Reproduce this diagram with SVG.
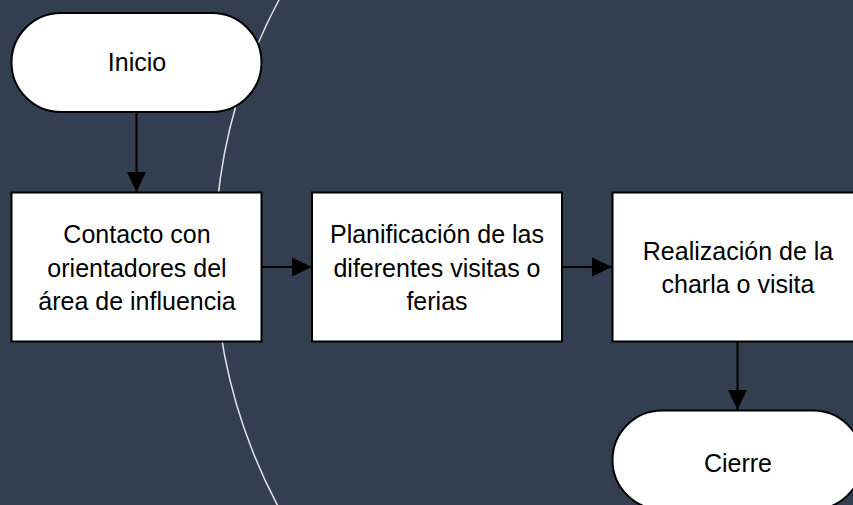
<svg xmlns="http://www.w3.org/2000/svg" width="853" height="505" viewBox="0 0 853 505">
<style>
.shape{fill:#ffffff;stroke:#000000;stroke-width:2}
.lbl{font-family:"Liberation Sans",Arial,sans-serif;font-size:25px;fill:#000000;text-anchor:middle}
.conn{stroke:#000000;stroke-width:2;fill:none;marker-end:url(#arr)}
</style>
<defs>
<marker id="arr" markerUnits="userSpaceOnUse" markerWidth="20" markerHeight="20" viewBox="0 0 20 20" refX="20" refY="10" orient="auto">
<path d="M0,0.5 L20,10 L0,19.5 Z" fill="#000000"/>
</marker>
</defs>
<rect x="0" y="0" width="853" height="505" fill="#333f50"/>
<circle cx="751" cy="254" r="536" fill="none" stroke="#dfe3ea" stroke-width="1.5"/>
<g id="connectors">
<line class="conn" x1="136.5" y1="112" x2="136.5" y2="192"/>
<line class="conn" x1="262" y1="267" x2="312" y2="267"/>
<line class="conn" x1="562" y1="267" x2="612" y2="267"/>
<line class="conn" x1="737.5" y1="342" x2="737.5" y2="410"/>
</g>
<g id="inicio">
<rect class="shape" x="11.5" y="13" width="250" height="99" rx="49.5" ry="49.5"/>
<text class="lbl" x="137" y="71">Inicio</text>
</g>
<g id="contacto">
<rect class="shape" x="11.5" y="192.5" width="250" height="149"/>
<text class="lbl" x="137" y="243">Contacto con</text>
<text class="lbl" x="137" y="277">orientadores del</text>
<text class="lbl" x="137" y="310">área de influencia</text>
</g>
<g id="planificacion">
<rect class="shape" x="312" y="192.5" width="250" height="149"/>
<text class="lbl" x="437" y="243">Planificación de las</text>
<text class="lbl" x="437" y="277">diferentes visitas o</text>
<text class="lbl" x="437" y="310">ferias</text>
</g>
<g id="realizacion">
<rect class="shape" x="612.5" y="192.5" width="250" height="149"/>
<text class="lbl" x="738" y="260">Realización de la</text>
<text class="lbl" x="738" y="293">charla o visita</text>
</g>
<g id="cierre">
<rect class="shape" x="612.5" y="410.5" width="250" height="99" rx="49.5" ry="49.5"/>
<text class="lbl" x="738" y="472">Cierre</text>
</g>
</svg>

- **GOAL**
Repeat the listing verbatim. Skip the pictures.

- **RESPONSE**
Reproduce this diagram with SVG.
<svg xmlns="http://www.w3.org/2000/svg" width="853" height="505" viewBox="0 0 853 505">
<style>
.shape{fill:#ffffff;stroke:#000000;stroke-width:2}
.lbl{font-family:"Liberation Sans",Arial,sans-serif;font-size:25px;fill:#000000;text-anchor:middle}
.conn{stroke:#000000;stroke-width:2;fill:none;marker-end:url(#arr)}
</style>
<defs>
<marker id="arr" markerUnits="userSpaceOnUse" markerWidth="20" markerHeight="20" viewBox="0 0 20 20" refX="20" refY="10" orient="auto">
<path d="M0,0.5 L20,10 L0,19.5 Z" fill="#000000"/>
</marker>
</defs>
<rect x="0" y="0" width="853" height="505" fill="#333f50"/>
<circle cx="751" cy="254" r="536" fill="none" stroke="#dfe3ea" stroke-width="1.5"/>
<g id="connectors">
<line class="conn" x1="136.5" y1="112" x2="136.5" y2="192"/>
<line class="conn" x1="262" y1="267" x2="312" y2="267"/>
<line class="conn" x1="562" y1="267" x2="612" y2="267"/>
<line class="conn" x1="737.5" y1="342" x2="737.5" y2="410"/>
</g>
<g id="inicio">
<rect class="shape" x="11.5" y="13" width="250" height="99" rx="49.5" ry="49.5"/>
<text class="lbl" x="137" y="71">Inicio</text>
</g>
<g id="contacto">
<rect class="shape" x="11.5" y="192.5" width="250" height="149"/>
<text class="lbl" x="137" y="243">Contacto con</text>
<text class="lbl" x="137" y="277">orientadores del</text>
<text class="lbl" x="137" y="310">área de influencia</text>
</g>
<g id="planificacion">
<rect class="shape" x="312" y="192.5" width="250" height="149"/>
<text class="lbl" x="437" y="243">Planificación de las</text>
<text class="lbl" x="437" y="277">diferentes visitas o</text>
<text class="lbl" x="437" y="310">ferias</text>
</g>
<g id="realizacion">
<rect class="shape" x="612.5" y="192.5" width="250" height="149"/>
<text class="lbl" x="738" y="260">Realización de la</text>
<text class="lbl" x="738" y="293">charla o visita</text>
</g>
<g id="cierre">
<rect class="shape" x="612.5" y="410.5" width="250" height="99" rx="49.5" ry="49.5"/>
<text class="lbl" x="738" y="472">Cierre</text>
</g>
</svg>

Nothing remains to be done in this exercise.